Sunday, February 3, 2008

Incarnate Words

“And as imagination bodies forth
The forms of things unknown, the poet’s pen
Turns them to shapes, and gives to airy nothing
A local habitation and a name.”

~ Theseus, in A Midsummer Night’s Dream, V.I.14-17

Shakespeare’s plays are overflowing with clever language and questions about language. The plays are significantly self-referential as they not only present profound ideas about human experience, but also critique the very mode of the that presentation – that of language and performance. From Cordelia’s “I cannot heave my heart into my mouth,” to Claudius’ “My words fly up, my thoughts remain below. Words without thoughts never to heaven go,” it is evident that word and reality are not always the same thing. While we can “represent the sentiment of our mind by speech,” as Melanchthon puts it, we can also misrepresent our thoughts, feelings, and intentions. Words can either reveal reality or conceal it. It requires discernment to recognize when words are distorting reality, and when they are displaying it as it truly is. This question crops up at the core of Shakespearean drama.

Words are a mysteriously meaningful and distinctly human way of expressing realities both concrete and abstract.
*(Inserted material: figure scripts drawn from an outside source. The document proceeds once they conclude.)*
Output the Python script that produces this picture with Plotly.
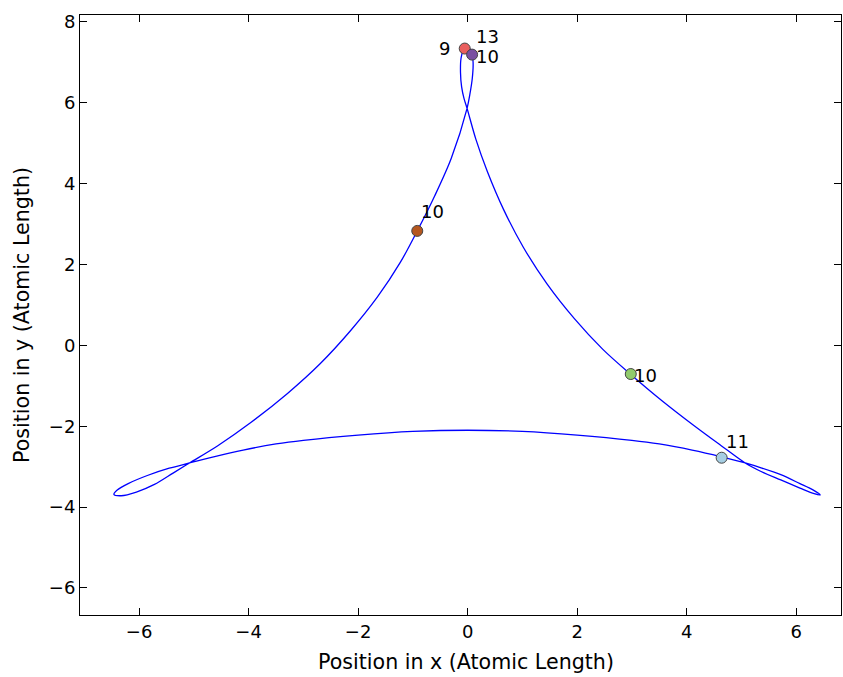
import plotly.graph_objects as go

# Trajectory (Atomic Length units), in drawing order
path_x = [0.0, -1.0, -2.0, -3.0, -3.5, -4.1, -4.62, -5.08,
          -5.45, -5.85, -6.20, -6.40, -6.46, -6.33, -6.05, -5.72, -5.38, -5.08,
          -4.57, -3.96, -3.29, -2.69, -2.14, -1.65, -1.23, -0.92, -0.60, -0.30, -0.01,
          0.04, 0.085, 0.10, 0.07, 0.0, -0.07, -0.12, -0.13, -0.11, -0.065, -0.01,
          0.15, 0.36, 0.66, 1.02, 1.45, 1.95, 2.47, 2.98, 3.55, 4.12, 4.62, 5.07,
          5.36, 5.72, 6.07, 6.33, 6.44, 6.30, 6.07, 5.72, 5.36, 5.07,
          4.62, 4.1, 3.5, 3.0, 2.0, 1.0, 0.0]
path_y = [-2.10, -2.13, -2.22, -2.35, -2.44, -2.59, -2.75, -2.91,
          -3.04, -3.22, -3.42, -3.58, -3.69, -3.72, -3.63, -3.44, -3.16, -2.91,
          -2.49, -1.91, -1.19, -0.45, 0.36, 1.19, 2.05, 2.83, 3.70, 4.62, 5.86,
          6.20, 6.60, 7.00, 7.27, 7.37, 7.32, 7.10, 6.75, 6.40, 6.10, 5.86,
          5.10, 4.30, 3.35, 2.42, 1.52, 0.66, -0.10, -0.72, -1.37, -1.97, -2.47, -2.91,
          -3.12, -3.33, -3.53, -3.67, -3.70, -3.57, -3.42, -3.20, -3.03, -2.91,
          -2.75, -2.59, -2.44, -2.35, -2.22, -2.13, -2.10]

# Particle markers
marker_x = [-0.053, 0.082, -0.92, 2.98, 4.64]
marker_y = [7.34, 7.19, 2.83, -0.71, -2.78]
marker_colors = ["#ea5f5e", "#7a4fa1", "#b5571f", "#91cb6c", "#a6cee3"]

# Labels
label_text = ["9", "13", "10", "10", "10", "11"]
label_x = [-0.42, 0.36, 0.36, -0.64, 3.25, 4.93]
label_y = [7.34, 7.64, 7.15, 3.30, -0.74, -2.38]

x_ticks = [-6, -4, -2, 0, 2, 4, 6]
y_ticks = [-6, -4, -2, 0, 2, 4, 6, 8]

x_title = "Position in x (Atomic Length)"
y_title = "Position in y (Atomic Length)"

FONT = "DejaVu Sans"

fig = go.Figure()
fig.add_trace(go.Scatter(
    x=path_x, y=path_y, mode="lines",
    line=dict(color="#0000ff", width=1.3, shape="spline", smoothing=0.9),
    hoverinfo="skip", showlegend=False))
fig.add_trace(go.Scatter(
    x=marker_x, y=marker_y, mode="markers",
    marker=dict(size=11, color=marker_colors, line=dict(color="#444444", width=1)),
    showlegend=False))

for t, lx, ly in zip(label_text, label_x, label_y):
    fig.add_annotation(x=lx, y=ly, text=t, showarrow=False,
                       font=dict(family=FONT, size=18, color="black"),
                       xanchor="center", yanchor="middle")

# x axis title (placed as paper annotation to match the original's centring)
fig.add_annotation(x=0.507, y=-0.078, xref="paper", yref="paper", text=x_title,
                   showarrow=False, xanchor="center", yanchor="middle",
                   font=dict(family=FONT, size=20.6, color="black"))

axis_common = dict(
    showgrid=False, zeroline=False, showline=True, linecolor="black", linewidth=1,
    mirror="ticks", ticks="inside", ticklen=7, tickcolor="black", tickwidth=1,
    tickfont=dict(family=FONT, size=18, color="black"),
)
fig.update_xaxes(range=[-7.08, 6.82], tickvals=x_ticks, **axis_common)
fig.update_yaxes(range=[-6.67, 8.17], tickvals=y_ticks,
                 title=dict(text=y_title,
                            font=dict(family=FONT, size=20.6, color="black"), standoff=13),
                 **axis_common)
fig.update_layout(
    width=843, height=677,
    margin=dict(l=80, r=2, t=15, b=62, autoexpand=False),
    paper_bgcolor="white", plot_bgcolor="white",
    font=dict(family=FONT, color="black"),
)
fig.write_html("out.html")
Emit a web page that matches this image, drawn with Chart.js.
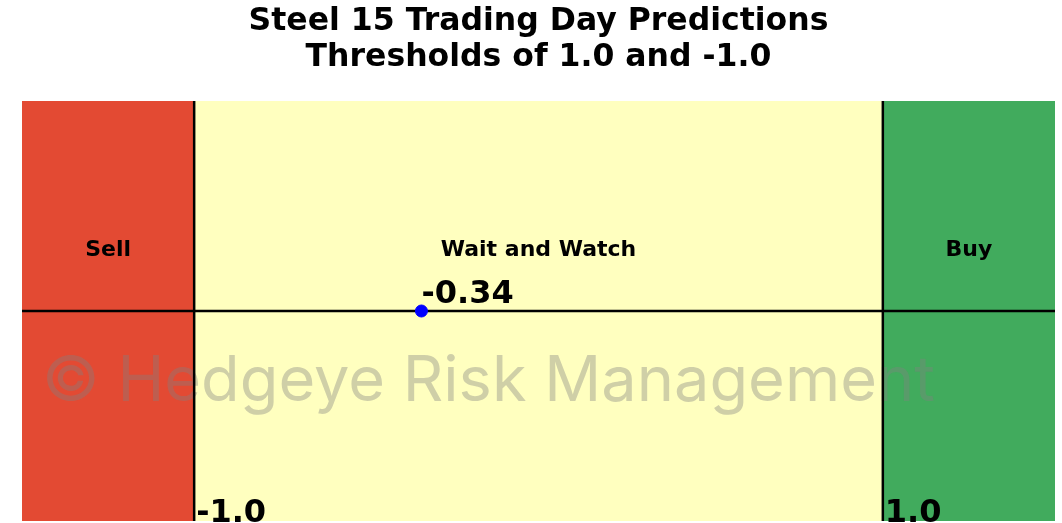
<!DOCTYPE html>
<html>
<head>
<meta charset="utf-8">
<script src="https://cdn.jsdelivr.net/npm/chart.js@4/dist/chart.umd.min.js"></script>
<style>
  html, body { margin: 0; padding: 0; background: #fff; }
  canvas { display: block; }
</style>
</head>
<body>
<canvas id="chart" width="1062" height="523"></canvas>
<script>
// signal bands and the current reading
const zoneNames = ["Sell", "Wait and Watch", "Buy"];
const zoneEdges = [-1.5, -1.0, 1.0, 1.5];
const thresholds = [-1.0, 1.0];
const thresholdLabels = ["-1.0", "1.0"];
const prediction = -0.34;
const predictionLabel = "-0.34";
const titleLines = ["Steel 15 Trading Day Predictions", "Thresholds of 1.0 and -1.0"];

const zoneColors = ["#e34a33", "#ffffbf", "#41ab5d"];
const labelY = 0.29;
const FONT = '"DejaVu Sans", sans-serif';

const bandsPlugin = {
  id: "bands",
  beforeDatasetsDraw(chart) {
    const { ctx, chartArea: a, scales: { x, y } } = chart;
    ctx.save();
    for (let i = 0; i < zoneNames.length; i++) {
      const x0 = x.getPixelForValue(zoneEdges[i]);
      const x1 = x.getPixelForValue(zoneEdges[i + 1]);
      ctx.fillStyle = zoneColors[i];
      ctx.fillRect(x0, a.top, x1 - x0, a.bottom - a.top);
    }
    // watermark, sized to span most of the plot
    const mark = "\u00a9 Hedgeye Risk Management";
    ctx.font = '60px Inter, sans-serif';
    const size = 60 * 893 / ctx.measureText(mark).width;
    ctx.font = size.toFixed(1) + 'px Inter, sans-serif';
    ctx.fillStyle = "rgba(128,128,128,0.38)";
    ctx.textAlign = "left";
    ctx.textBaseline = "middle";
    ctx.fillText(mark, a.left + 20, y.getPixelForValue(-0.34));
    ctx.restore();
  },
  afterDatasetsDraw(chart) {
    const { ctx, scales: { x, y } } = chart;
    ctx.save();
    ctx.fillStyle = "#000";
    ctx.textAlign = "center";
    ctx.textBaseline = "middle";
    ctx.font = "bold 22px " + FONT;
    for (let i = 0; i < zoneNames.length; i++) {
      const cx = (x.getPixelForValue(zoneEdges[i]) + x.getPixelForValue(zoneEdges[i + 1])) / 2;
      ctx.fillText(zoneNames[i], cx, y.getPixelForValue(labelY));
    }
    ctx.textAlign = "left";
    ctx.textBaseline = "alphabetic";
    ctx.font = "bold 32px " + FONT;
    ctx.fillText(predictionLabel, x.getPixelForValue(prediction), y.getPixelForValue(0) - 8);
    thresholds.forEach((t, i) => {
      ctx.fillText(thresholdLabels[i], x.getPixelForValue(t) + 2, y.getPixelForValue(-1) + 1);
    });
    ctx.restore();
  },
  afterDraw(chart) {
    const { ctx, chartArea: a } = chart;
    ctx.save();
    ctx.fillStyle = "#000";
    ctx.textAlign = "center";
    ctx.textBaseline = "middle";
    ctx.font = "bold 31.5px " + FONT;
    const cx = (a.left + a.right) / 2;
    titleLines.forEach((line, i) => ctx.fillText(line, cx, 22 + i * 36));
    ctx.restore();
  }
};

const lineStyle = { type: "line", borderColor: "#000", borderWidth: 2.5, pointRadius: 0, fill: false };

new Chart(document.getElementById("chart"), {
  type: "scatter",
  data: {
    datasets: [
      {
        data: [{ x: prediction, y: 0 }],
        backgroundColor: "#0000ff",
        borderColor: "#0000ff",
        pointRadius: 6
      },
      { ...lineStyle, data: [{ x: zoneEdges[0], y: 0 }, { x: zoneEdges[3], y: 0 }] },
      ...thresholds.map(t => ({ ...lineStyle, data: [{ x: t, y: -1 }, { x: t, y: 1 }] }))
    ]
  },
  options: {
    responsive: false,
    animation: false,
    devicePixelRatio: 1,
    layout: { autoPadding: false, padding: { left: 22, right: 7, top: 101, bottom: 2 } },
    scales: {
      x: { type: "linear", min: zoneEdges[0], max: zoneEdges[3], display: false },
      y: { type: "linear", min: -1, max: 1, display: false }
    },
    plugins: { legend: { display: false }, tooltip: { enabled: false }, title: { display: false } }
  },
  plugins: [bandsPlugin]
});
</script>
</body>
</html>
Great poets are those with the greatest grasp on reality and the keenest use of words, and as Theseus’ words quoted above communicate, the poet incarnates abstract ideas by putting them into words that we can tangibly comprehend. Dorothy Sayers also expresses this in her Mind of the Maker, in which she discusses the creativity of the writer, who puts an idea into words. Sayers makes an analogy to the Trinity, saying that the Idea (likened to the Father) of the author is revealed through the Word, which is incarnated in the writer’s work (The Holy Spirit is represented by the compelling power of the writing.). The incarnate word “brings about an expression in temporal form of the eternal and immutable Idea,” she says.

Language is a vessel of man’s understanding of intangible, immaterial things. As such, it stands between man’s god-like quality of the intellect and his animal-like quality of a material body, which includes the tongue that speaks and the ears that hear. No wonder Hamlet, a melancholy scholar who is obsessed with words and slow to act, understands man to be “in apprehension…like a god,” while at the same time being a “quintessence of dust.” As words can aid us in the apprehension of the immaterial, we must use them with caution and accuracy, striving to represent our ideas truthfully. We had best heed the words of Hamlet, that “We must speak by the card, or equivocation will undo us.”